New Observables for Direct Detection of Axion Dark Matter
Peter W. Graham, Surjeet Rajendran
TL;DR
The paper addresses direct detection of ultralight axion/ALP dark matter by exploiting time-varying observables generated by their classical field, rather than single-particle scattering. It introduces several couplings—most notably the axion-EDM coupling, as well as axion-nucleon and axion-electron couplings—that produce oscillating moments at frequency $m_a$ and generate spin-precession signals detectable by resonant NMR-like techniques. It provides quantitative expressions for the oscillating nucleon EDM $d_n = g_d a$ and axial-spin interactions, analyzes current astrophysical and laboratory bounds, and outlines practical detection strategies with realistic magnetometer sensitivities, showing potential to probe parameter space beyond existing limits and to reach high $f_a$ regions for the QCD axion. The work also emphasizes the coherent, directional nature of these signals, offering the possibility of mapping the local dark-matter wind and velocity distribution.

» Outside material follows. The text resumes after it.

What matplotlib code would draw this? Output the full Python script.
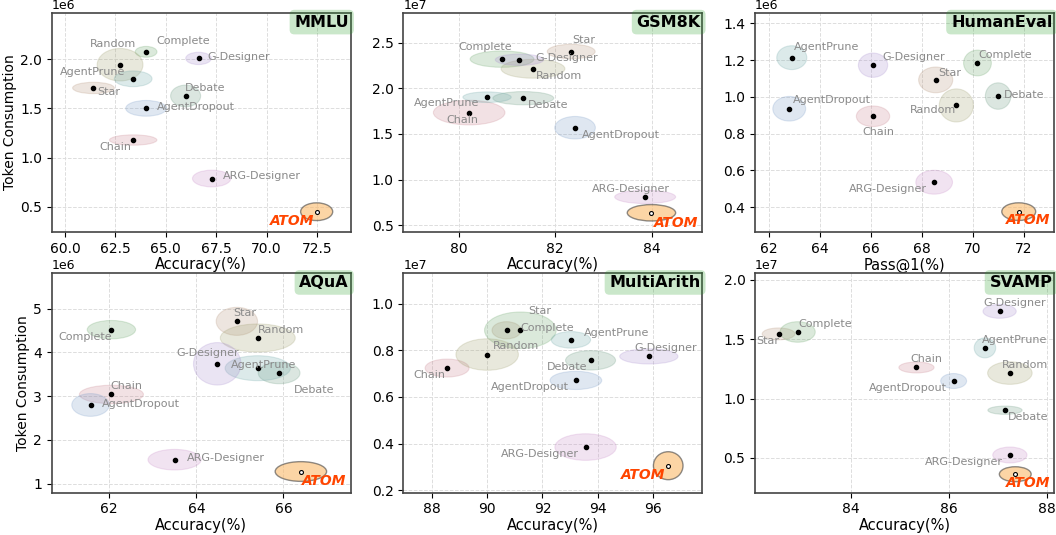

Overall, it proposes a new class of laboratory observables for axion/ALP DM that could significantly expand the accessible parameter space and complement photon-coupling searches like ADMX.
Abstract
We propose new signals for the direct detection of ultralight dark matter such as the axion. Axion or axion like particle (ALP) dark matter may be thought of as a background, classical field. We consider couplings for this field which give rise to observable effects including a nuclear electric dipole moment, and axial nucleon and electron moments. These moments oscillate rapidly with frequencies accessible in the laboratory, ~ kHz to GHz, given by the dark matter mass. Thus, in contrast to WIMP detection, instead of searching for the hard scattering of a single dark matter particle, we are searching for the coherent effects of the entire classical dark matter field. We calculate current bounds on such time varying moments and consider a technique utilizing NMR methods to search for the induced spin precession. The parameter space probed by these techniques is well beyond current astrophysical limits and significantly extends laboratory probes. Spin precession is one way to search for these ultralight particles, but there may well be many new types of experiments that can search for dark matter using such time-varying moments.